PROBLEM TO WORK ON: Copy every line in which the string "this" occurs.

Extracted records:
◆ ◆ ◆

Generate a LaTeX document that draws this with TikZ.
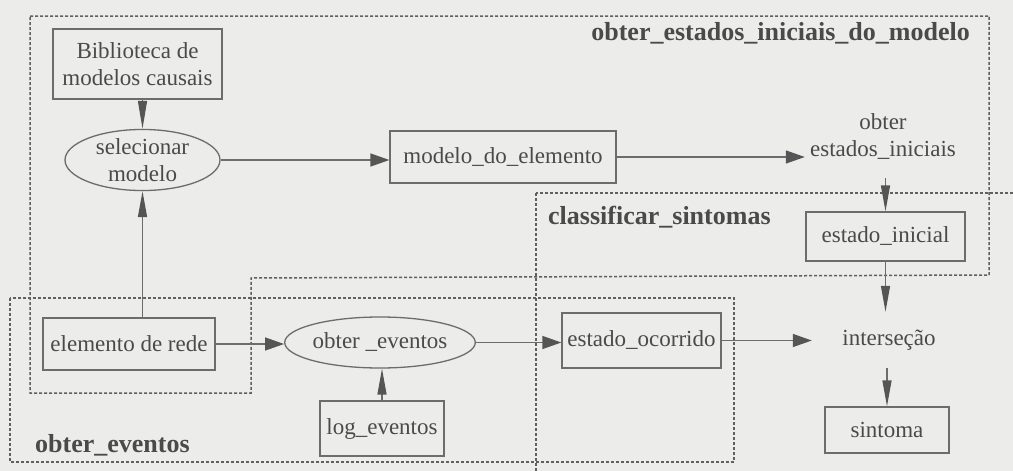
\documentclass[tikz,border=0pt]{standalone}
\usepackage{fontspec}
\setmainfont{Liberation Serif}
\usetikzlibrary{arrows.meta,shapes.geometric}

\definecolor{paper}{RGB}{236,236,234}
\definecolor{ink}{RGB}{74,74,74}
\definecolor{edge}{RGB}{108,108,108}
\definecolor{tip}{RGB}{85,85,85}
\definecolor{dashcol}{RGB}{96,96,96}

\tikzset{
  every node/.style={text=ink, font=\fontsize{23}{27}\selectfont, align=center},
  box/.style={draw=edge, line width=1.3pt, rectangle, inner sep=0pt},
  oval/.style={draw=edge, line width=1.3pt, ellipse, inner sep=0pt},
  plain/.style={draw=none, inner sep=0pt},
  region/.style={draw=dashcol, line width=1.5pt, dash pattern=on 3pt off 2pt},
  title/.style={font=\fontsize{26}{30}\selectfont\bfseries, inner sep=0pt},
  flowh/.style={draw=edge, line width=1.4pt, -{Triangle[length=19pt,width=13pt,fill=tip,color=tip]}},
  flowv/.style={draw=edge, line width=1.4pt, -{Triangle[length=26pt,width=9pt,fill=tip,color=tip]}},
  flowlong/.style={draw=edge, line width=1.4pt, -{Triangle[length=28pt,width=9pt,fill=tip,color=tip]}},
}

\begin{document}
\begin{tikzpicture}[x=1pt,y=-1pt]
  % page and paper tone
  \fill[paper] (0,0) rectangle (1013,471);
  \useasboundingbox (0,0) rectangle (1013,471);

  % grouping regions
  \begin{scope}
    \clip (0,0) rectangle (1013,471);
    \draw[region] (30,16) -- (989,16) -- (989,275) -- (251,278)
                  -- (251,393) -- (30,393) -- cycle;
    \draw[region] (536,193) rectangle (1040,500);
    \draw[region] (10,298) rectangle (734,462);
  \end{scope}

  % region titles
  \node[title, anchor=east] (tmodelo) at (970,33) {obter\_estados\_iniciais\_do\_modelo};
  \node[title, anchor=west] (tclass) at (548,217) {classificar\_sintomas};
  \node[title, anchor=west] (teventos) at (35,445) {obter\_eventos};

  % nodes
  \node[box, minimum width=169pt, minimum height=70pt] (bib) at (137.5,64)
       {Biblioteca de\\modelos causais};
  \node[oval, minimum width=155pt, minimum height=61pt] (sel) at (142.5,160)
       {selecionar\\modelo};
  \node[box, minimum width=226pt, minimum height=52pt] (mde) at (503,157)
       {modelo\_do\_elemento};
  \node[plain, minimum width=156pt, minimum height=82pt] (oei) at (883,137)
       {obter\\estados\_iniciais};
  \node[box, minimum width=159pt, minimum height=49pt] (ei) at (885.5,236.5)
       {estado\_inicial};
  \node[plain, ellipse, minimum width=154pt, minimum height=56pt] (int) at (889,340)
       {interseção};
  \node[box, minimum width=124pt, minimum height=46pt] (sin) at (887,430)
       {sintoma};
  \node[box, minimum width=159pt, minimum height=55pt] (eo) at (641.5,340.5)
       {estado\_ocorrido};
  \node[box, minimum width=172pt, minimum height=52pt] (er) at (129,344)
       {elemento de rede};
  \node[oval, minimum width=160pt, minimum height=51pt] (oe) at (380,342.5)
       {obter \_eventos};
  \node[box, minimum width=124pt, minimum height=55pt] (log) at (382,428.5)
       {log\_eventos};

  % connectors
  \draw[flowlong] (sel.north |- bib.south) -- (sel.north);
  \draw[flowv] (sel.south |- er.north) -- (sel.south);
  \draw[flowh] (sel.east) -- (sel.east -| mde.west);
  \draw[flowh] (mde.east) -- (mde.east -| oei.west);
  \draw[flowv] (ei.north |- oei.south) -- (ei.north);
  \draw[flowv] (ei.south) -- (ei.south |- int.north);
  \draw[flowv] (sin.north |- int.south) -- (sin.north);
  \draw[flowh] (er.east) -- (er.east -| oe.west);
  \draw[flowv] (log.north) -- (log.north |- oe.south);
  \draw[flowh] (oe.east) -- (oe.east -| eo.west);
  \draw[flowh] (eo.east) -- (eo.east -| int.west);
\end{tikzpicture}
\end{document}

◆ ◆ ◆

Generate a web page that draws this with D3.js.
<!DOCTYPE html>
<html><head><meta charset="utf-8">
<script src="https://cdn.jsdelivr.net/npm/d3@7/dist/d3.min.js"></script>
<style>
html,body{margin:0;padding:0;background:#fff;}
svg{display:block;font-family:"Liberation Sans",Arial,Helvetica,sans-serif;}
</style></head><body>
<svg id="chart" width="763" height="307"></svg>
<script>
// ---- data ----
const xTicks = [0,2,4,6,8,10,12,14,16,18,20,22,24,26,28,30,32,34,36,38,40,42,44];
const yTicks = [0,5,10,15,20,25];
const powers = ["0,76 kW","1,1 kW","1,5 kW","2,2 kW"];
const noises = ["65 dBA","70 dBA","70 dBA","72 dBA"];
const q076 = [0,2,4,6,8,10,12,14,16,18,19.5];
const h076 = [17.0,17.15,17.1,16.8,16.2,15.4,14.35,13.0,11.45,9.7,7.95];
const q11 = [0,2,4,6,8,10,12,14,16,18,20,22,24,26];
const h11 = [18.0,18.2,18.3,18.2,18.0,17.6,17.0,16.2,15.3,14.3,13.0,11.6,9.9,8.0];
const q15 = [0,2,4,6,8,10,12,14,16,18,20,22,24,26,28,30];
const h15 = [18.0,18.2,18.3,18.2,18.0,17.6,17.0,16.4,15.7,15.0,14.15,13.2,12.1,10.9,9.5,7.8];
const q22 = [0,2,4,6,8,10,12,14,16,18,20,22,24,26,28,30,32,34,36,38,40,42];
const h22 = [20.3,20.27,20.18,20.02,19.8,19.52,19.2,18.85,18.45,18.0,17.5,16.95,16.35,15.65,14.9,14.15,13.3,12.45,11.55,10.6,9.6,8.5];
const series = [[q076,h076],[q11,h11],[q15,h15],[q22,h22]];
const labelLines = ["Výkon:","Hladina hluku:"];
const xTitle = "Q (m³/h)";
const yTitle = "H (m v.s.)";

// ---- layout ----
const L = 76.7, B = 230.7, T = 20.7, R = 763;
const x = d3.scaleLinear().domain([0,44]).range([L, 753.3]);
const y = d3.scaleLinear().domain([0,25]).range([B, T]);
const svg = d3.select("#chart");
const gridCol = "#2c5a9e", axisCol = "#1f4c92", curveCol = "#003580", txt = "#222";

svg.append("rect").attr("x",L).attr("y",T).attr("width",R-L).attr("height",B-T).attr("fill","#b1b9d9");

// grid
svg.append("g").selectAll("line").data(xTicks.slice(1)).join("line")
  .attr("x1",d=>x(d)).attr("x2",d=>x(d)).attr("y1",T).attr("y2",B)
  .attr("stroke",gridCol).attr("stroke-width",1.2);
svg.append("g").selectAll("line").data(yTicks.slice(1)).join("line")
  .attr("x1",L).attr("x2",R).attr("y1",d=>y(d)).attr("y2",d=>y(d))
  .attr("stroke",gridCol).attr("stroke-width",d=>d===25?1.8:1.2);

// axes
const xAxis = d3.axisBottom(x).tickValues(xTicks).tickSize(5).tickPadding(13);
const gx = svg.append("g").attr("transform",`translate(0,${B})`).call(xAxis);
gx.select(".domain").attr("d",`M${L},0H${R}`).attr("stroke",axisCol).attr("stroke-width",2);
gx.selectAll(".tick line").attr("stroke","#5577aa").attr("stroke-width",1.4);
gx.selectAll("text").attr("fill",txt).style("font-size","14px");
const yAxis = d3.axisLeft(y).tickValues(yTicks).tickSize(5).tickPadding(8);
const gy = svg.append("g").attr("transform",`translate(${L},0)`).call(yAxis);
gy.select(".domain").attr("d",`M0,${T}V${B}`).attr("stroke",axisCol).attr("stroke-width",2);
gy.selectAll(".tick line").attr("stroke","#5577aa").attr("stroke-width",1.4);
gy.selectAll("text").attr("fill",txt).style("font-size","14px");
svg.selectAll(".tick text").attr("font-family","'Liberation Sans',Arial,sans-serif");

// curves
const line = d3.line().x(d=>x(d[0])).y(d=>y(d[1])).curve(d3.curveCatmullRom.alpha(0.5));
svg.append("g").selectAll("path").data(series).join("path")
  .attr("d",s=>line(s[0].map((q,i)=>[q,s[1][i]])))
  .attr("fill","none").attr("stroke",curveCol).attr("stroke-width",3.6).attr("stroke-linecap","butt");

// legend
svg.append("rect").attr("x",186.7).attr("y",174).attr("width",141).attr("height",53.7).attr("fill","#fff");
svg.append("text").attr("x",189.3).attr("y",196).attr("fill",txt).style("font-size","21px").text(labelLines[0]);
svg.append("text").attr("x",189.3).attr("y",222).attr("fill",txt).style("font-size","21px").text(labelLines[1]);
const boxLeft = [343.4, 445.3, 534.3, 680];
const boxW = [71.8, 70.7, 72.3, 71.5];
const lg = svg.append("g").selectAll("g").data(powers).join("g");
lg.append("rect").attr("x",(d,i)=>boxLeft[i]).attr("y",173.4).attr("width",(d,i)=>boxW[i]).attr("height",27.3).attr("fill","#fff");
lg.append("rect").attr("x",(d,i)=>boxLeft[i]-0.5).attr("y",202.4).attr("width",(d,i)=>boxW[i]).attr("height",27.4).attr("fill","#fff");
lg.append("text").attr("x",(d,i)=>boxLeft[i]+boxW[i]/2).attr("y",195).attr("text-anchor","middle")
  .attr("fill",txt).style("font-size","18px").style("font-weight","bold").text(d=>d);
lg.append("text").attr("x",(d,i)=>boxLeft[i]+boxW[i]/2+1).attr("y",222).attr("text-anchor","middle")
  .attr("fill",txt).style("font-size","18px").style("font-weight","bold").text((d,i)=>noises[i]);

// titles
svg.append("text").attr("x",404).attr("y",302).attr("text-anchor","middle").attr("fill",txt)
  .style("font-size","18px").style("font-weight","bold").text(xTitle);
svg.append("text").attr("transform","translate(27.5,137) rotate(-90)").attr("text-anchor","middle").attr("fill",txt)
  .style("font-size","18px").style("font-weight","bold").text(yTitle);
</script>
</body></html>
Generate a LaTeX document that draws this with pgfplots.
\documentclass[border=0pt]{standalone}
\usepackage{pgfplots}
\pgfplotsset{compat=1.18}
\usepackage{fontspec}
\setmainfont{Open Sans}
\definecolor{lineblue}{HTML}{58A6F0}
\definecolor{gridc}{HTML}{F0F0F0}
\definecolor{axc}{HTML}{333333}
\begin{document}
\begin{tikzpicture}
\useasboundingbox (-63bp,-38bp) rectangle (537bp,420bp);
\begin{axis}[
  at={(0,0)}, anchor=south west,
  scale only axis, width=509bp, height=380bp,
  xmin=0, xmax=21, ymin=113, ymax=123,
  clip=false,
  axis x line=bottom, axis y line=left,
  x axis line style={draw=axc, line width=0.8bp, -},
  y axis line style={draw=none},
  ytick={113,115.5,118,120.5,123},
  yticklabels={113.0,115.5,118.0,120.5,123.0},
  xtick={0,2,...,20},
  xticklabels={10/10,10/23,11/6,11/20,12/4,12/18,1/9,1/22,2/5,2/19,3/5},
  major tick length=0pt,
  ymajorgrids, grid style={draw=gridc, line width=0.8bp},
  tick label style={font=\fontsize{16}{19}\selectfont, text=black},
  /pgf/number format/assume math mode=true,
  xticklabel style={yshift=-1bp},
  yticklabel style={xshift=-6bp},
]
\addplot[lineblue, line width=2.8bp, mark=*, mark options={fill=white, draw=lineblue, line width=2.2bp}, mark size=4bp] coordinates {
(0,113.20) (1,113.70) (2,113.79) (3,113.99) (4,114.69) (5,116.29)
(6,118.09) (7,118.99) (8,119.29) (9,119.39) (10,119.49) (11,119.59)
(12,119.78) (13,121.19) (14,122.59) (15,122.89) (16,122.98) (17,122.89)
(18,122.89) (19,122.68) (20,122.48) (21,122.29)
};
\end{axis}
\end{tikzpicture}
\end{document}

◆ ◆ ◆

TASK OUTPUT:
Generate a LaTeX document that draws this with TikZ.
Generate a web page that draws this with D3.js.
Generate a LaTeX document that draws this with pgfplots.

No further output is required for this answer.